As has been previously noted here, trickle down or "supply side" economics has simply failed to work. In a past age it likely would have fared much better. There was a time when family owned and operated businesses felt an obligation to their employees and sought to share profits and provide wages and benefits to keep them as happy as possible while still reaping reasonable profits. During such a time, tax cuts and incentives might well have gone, in large part, into the pockets of workers who would then feed the surrounding economic infrastructure.
But that, as I said, was yesterday. Today the business environment is about as bloody minded as one could care to imagine. The bottom line for boards of directors is not the health, wealth or wisdom of the corporation's employees, but the bottom line of profits and dividends payed to shareholders, with an eye towards making sure those numbers increase (or at least hold steady) every single fiscal quarter. Employees are views more as a necessary evil - an expense to be minimized wherever possible to maximize profits. Tax cuts which put more cash in the hands of the controlling powers do nothing to disincentivize the goal of shipping jobs overseas where cheaper labor is to be found, or to expand the use of automation (if I may take my inner Luddite out for a brief stroll) to reduce the workforce.
The result? More and more people who, past middle age, see their anticipated lifelong careers in computer engineering or durable goods manufacturing vanish, sending them out to seek jobs serving coffee at the local book store.
The dramatic drop in the stock market this week, combined with the previously identified collapse of the housing market, has put the lie to the rosy picture previously being painted. The President coming out with an "economic stimulus package" is pretty much tantamount to surrender on this story. Analysts are now using the dreaded "R word" out in the open.

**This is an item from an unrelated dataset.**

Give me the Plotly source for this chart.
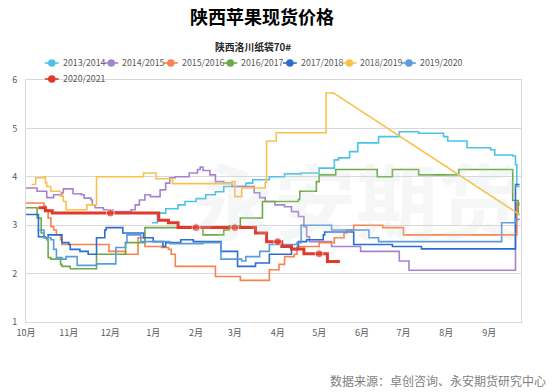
import plotly.graph_objects as go
from datetime import date, timedelta

# ---------------- data (days since 1 Oct, price in 元/斤) ----------------
seasons = ["2013/2014", "2014/2015", "2015/2016", "2016/2017",
           "2017/2018", "2018/2019", "2019/2020", "2020/2021"]
colors = ["#4cc2e9", "#a683cf", "#f7824c", "#6aab45",
          "#2e6dd0", "#f9c14c", "#5a9bdc", "#e2392b"]

days_1314 = [91, 95, 101, 110, 115, 123, 130, 137, 143, 159, 164, 176, 187, 199, 212, 223, 226, 234,
             240, 255, 270, 284, 302, 305, 319, 336, 339, 352, 354, 355, 357]
vals_1314 = [3.05, 3.25, 3.34, 3.42, 3.49, 3.55, 3.63, 3.69, 3.80, 3.87, 3.94, 4.00, 4.06, 4.08, 4.18, 4.35, 4.39, 4.52,
             4.70, 4.83, 4.93, 4.90, 4.83, 4.74, 4.60, 4.56, 4.45, 4.43, 4.25, 3.80, 3.80]

days_1415 = [0, 8, 15, 20, 26, 27, 34, 40, 42, 47, 48, 50, 56, 63, 76, 79, 82, 86, 90, 97, 101, 104, 108,
             118, 124, 126, 128, 133, 137, 143, 149, 165, 169, 173, 180, 187, 192, 197, 201, 203, 205,
             221, 242, 270, 277, 354, 357]
vals_1415 = [3.77, 3.70, 3.57, 3.63, 3.67, 3.75, 3.65, 3.63, 3.56, 3.52, 3.42, 3.36, 3.32, 3.28, 3.32, 3.42,
             3.52, 3.63, 3.59, 3.73, 3.87, 3.98, 4.00, 4.08, 4.15, 4.20, 4.13, 4.04, 3.90, 3.87, 3.80, 3.67,
             3.57, 3.49, 3.42, 3.38, 3.28, 3.18, 2.97, 2.76, 2.66, 2.56, 2.46, 2.26, 2.07, 3.46, 3.46]

days_1516 = [0, 13, 14, 16, 18, 20, 22, 25, 26, 60, 72, 81, 86, 98, 103, 105, 108, 137, 155, 176, 183,
             187, 194, 196, 212, 223, 230, 232, 237, 258, 273, 355, 357]
vals_1516 = [3.46, 3.40, 3.32, 3.15, 2.97, 2.90, 2.80, 2.70, 2.60, 2.46, 2.40, 2.74, 2.56, 2.54, 2.50, 2.40,
             2.15, 1.94, 1.86, 2.08, 2.19, 2.35, 2.40, 2.56, 2.64, 2.74, 2.84, 2.90, 3.00, 2.95, 2.80, 3.42, 3.42]

days_1617 = [0, 8, 11, 13, 15, 16, 18, 25, 26, 32, 51, 72, 86, 128, 143, 147, 155, 171, 197, 198, 210,
             212, 224, 254, 265, 284, 313, 352, 356, 357]
vals_1617 = [3.36, 3.15, 2.84, 2.74, 2.70, 2.33, 2.30, 2.19, 2.15, 2.10, 2.40, 2.64, 2.95, 2.80, 2.90, 2.99,
             3.15, 3.49, 3.53, 3.70, 3.90, 4.04, 4.15, 4.00, 4.15, 4.04, 4.15, 3.51, 3.22, 3.22]

days_1718 = [0, 9, 14, 16, 26, 31, 32, 39, 45, 51, 57, 58, 70, 85, 92, 99, 101, 112, 121, 141, 153, 166,
             176, 192, 197, 203, 215, 216, 237, 265, 286, 354, 357]
vals_1718 = [3.22, 2.76, 2.74, 2.80, 2.64, 2.60, 2.50, 2.46, 2.40, 2.74, 2.90, 2.95, 2.84, 2.74, 2.66, 2.56,
             2.64, 2.70, 2.66, 2.46, 2.15, 2.22, 2.40, 2.50, 2.66, 2.70, 2.80, 2.86, 2.60, 2.56, 2.51, 3.84, 3.84]

days_1819 = [4, 7, 13, 14, 15, 18, 25, 27, 29, 44, 51, 85, 94, 106, 149, 151, 156, 173, 174, 181, 217,
             222, 355, 357]
vals_1819 = [3.84, 3.98, 4.00, 3.88, 3.80, 3.70, 3.60, 3.49, 3.32, 3.42, 4.00, 4.08, 3.96, 3.86, 3.90, 3.59,
             3.77, 3.88, 4.74, 4.91, 5.73, 5.74, 3.25, 3.22]
gap_from_1819 = 222  # no quotes after this day: the line joins straight to the next quote

days_1920 = [8, 13, 18, 20, 22, 26, 29, 37, 51, 65, 72, 73, 83, 104, 128, 141, 156, 159, 169, 176, 196,
             199, 221, 248, 255, 344, 354, 357]
vals_1920 = [2.90, 2.74, 2.70, 2.50, 2.33, 2.30, 2.35, 2.17, 2.20, 2.54, 2.64, 2.80, 2.66, 2.62, 2.64, 2.30,
             2.26, 2.35, 2.46, 2.60, 2.64, 3.00, 2.90, 2.74, 2.66, 3.05, 3.12, 3.12]

days_2021 = [9, 14, 19, 61, 96, 103, 110, 123, 151, 166, 174, 182, 185, 192, 201, 212, 218, 227]
vals_2021 = [3.36, 3.30, 3.25, 3.25, 3.10, 3.05, 2.95, 2.95, 2.95, 2.84, 2.66, 2.66, 2.56, 2.51, 2.41, 2.41,
             2.25, 2.25]
marked_days_2021 = [61, 123, 151, 182, 212]

month_labels = ["10月", "11月", "12月", "1月", "2月", "3月", "4月", "5月", "6月", "7月", "8月", "9月"]
y_ticks = [1, 2, 3, 4, 5, 6]

all_days = [days_1314, days_1415, days_1516, days_1617, days_1718, days_1819, days_1920, days_2021]
all_vals = [vals_1314, vals_1415, vals_1516, vals_1617, vals_1718, vals_1819, vals_1920, vals_2021]

# ---------------- figure ----------------
BASE = date(2014, 10, 1)


def to_dates(ds):
    return [BASE + timedelta(days=d) for d in ds]


month_starts = []
y, m = 2014, 10
for _ in month_labels:
    month_starts.append(date(y, m, 1))
    m += 1
    if m > 12:
        m, y = 1, y + 1

W, H = 556, 392
PL, PR, PT, PB = 22, 521, 80, 322
FONT = "Noto Sans CJK SC"


def px_x(p):
    return (p - PL) / (PR - PL)


def px_y(p):
    return (PB - p) / (PB - PT)


fig = go.Figure()

for i, name in enumerate(seasons):
    ds, vs, col = all_days[i], all_vals[i], colors[i]
    width = 3 if name == "2020/2021" else 1.6
    if name == "2018/2019":
        k = ds.index(gap_from_1819)
        fig.add_trace(go.Scatter(x=to_dates(ds[:k + 1]), y=vs[:k + 1], mode="lines", name=name,
                                 line=dict(color=col, width=width, shape="hv"), showlegend=False))
        fig.add_trace(go.Scatter(x=to_dates(ds[k:]), y=vs[k:], mode="lines", name=name,
                                 line=dict(color=col, width=width, shape="linear"), showlegend=False))
    elif name == "2020/2021":
        sizes = [8 if d in marked_days_2021 else 0 for d in ds]
        fig.add_trace(go.Scatter(x=to_dates(ds), y=vs, mode="lines+markers", name=name,
                                 line=dict(color=col, width=width, shape="hv"),
                                 marker=dict(color=col, size=sizes), showlegend=False))
    else:
        fig.add_trace(go.Scatter(x=to_dates(ds), y=vs, mode="lines", name=name,
                                 line=dict(color=col, width=width, shape="hv"), showlegend=False))

# legend drawn as shapes + text (two rows, like the original)
shapes = []
annotations = []
for i, name in enumerate(seasons):
    row, colx = (0, i) if i < 7 else (1, i - 7)
    cx = 48 + 60 * colx
    cy = 63 + 16 * row
    col = colors[i]
    shapes.append(dict(type="line", xref="paper", yref="paper",
                       x0=px_x(cx - 7), x1=px_x(cx + 7), y0=px_y(cy), y1=px_y(cy),
                       line=dict(color=col, width=1.6)))
    shapes.append(dict(type="circle", xref="paper", yref="paper",
                       x0=px_x(cx - 3.8), x1=px_x(cx + 3.8), y0=px_y(cy + 3.8), y1=px_y(cy - 3.8),
                       fillcolor=col, line=dict(width=0)))
    annotations.append(dict(text=name, xref="paper", yref="paper", x=px_x(cx + 9), y=px_y(cy),
                            xanchor="left", yanchor="middle", showarrow=False,
                            font=dict(family=FONT, size=8.8, color="#595959")))

# watermark
annotations.append(dict(text="永安期货", xref="paper", yref="paper", x=px_x(355), y=px_y(197),
                        showarrow=False, xanchor="center", yanchor="middle",
                        font=dict(family=FONT, size=82, color="rgba(205,215,215,0.2)", weight="bold")))
# subtitle
annotations.append(dict(text="陕西洛川纸袋70#", xref="paper", yref="paper", x=px_x(251), y=px_y(47),
                        showarrow=False, xanchor="center", yanchor="middle",
                        font=dict(family=FONT, size=9.8, color="#262626", weight="bold")))
# source
annotations.append(dict(text="数据来源：卓创咨询、永安期货研究中心", xref="paper", yref="paper",
                        x=px_x(548), y=px_y(380), showarrow=False, xanchor="right", yanchor="middle",
                        font=dict(family=FONT, size=12, color="#7f7f7f")))

fig.update_layout(
    width=W, height=H, autosize=False,
    margin=dict(l=PL, r=W - PR, t=PT, b=H - PB, pad=0),
    paper_bgcolor="white", plot_bgcolor="white",
    title=dict(text="陕西苹果现货价格", x=262 / W, y=1 - 18 / H, xref="container", yref="container",
               xanchor="center", yanchor="middle",
               font=dict(family=FONT, size=18, color="#000000", weight="bold")),
    showlegend=False,
    shapes=shapes,
    annotations=annotations,
    font=dict(family=FONT, color="#595959"),
)

fig.update_xaxes(
    type="date",
    range=[BASE, BASE + timedelta(days=358)],
    tickvals=month_starts, ticktext=month_labels,
    tickfont=dict(family=FONT, size=9, color="#595959"),
    showgrid=False, zeroline=False,
    showline=True, linecolor="#d9d9d9", linewidth=1, mirror=True,
    ticks="", ticklabelstandoff=2,
)
fig.update_yaxes(
    range=[1, 6], tickvals=y_ticks,
    tickfont=dict(family=FONT, size=9, color="#595959"),
    showgrid=True, gridcolor="#d9d9d9", gridwidth=1, zeroline=False,
    showline=True, linecolor="#d9d9d9", linewidth=1, mirror=True,
    ticks="", ticklabelstandoff=6,
)

fig.write_html("out.html", config={"displayModeBar": False},
               post_script="document.body.style.margin='0';document.body.style.overflow='hidden';")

Note to readers: Following today's announcement, you may find that you're getting an extra 800 dollar check in the mail to "stimulate the economy." Be warned that this bonus, should you receive it, is not a free gift or tax refund. It is an advance on your anticipated tax refund for next year. This means that if you generally figure your taxes out well and wind up with a very small bill or refund each season, you will be starting out 800 dollars in the hole next spring.
Across the pond in the Telegraph, Jeff Randall has an interesting article titled "When governments print money, buy gold." He poses, via quotation, a pertinent question for your consideration.
"If you don't trust gold, do you trust the logic of taking a pine tree, worth $4,000-$5,000, cutting it up, turning it into pulp, putting some ink on it and then calling it one billion dollars?"
Gold is durable. The author goes on to quote Alan Greenspan, who noted that cash in a fiat-money regime (where currency is not underpinned by gold) has no anchor. It can rise in value, but can also plunge precipitously. I suggest you check out the entire article. You may want to invest in some Krugerrands before this ride settles out.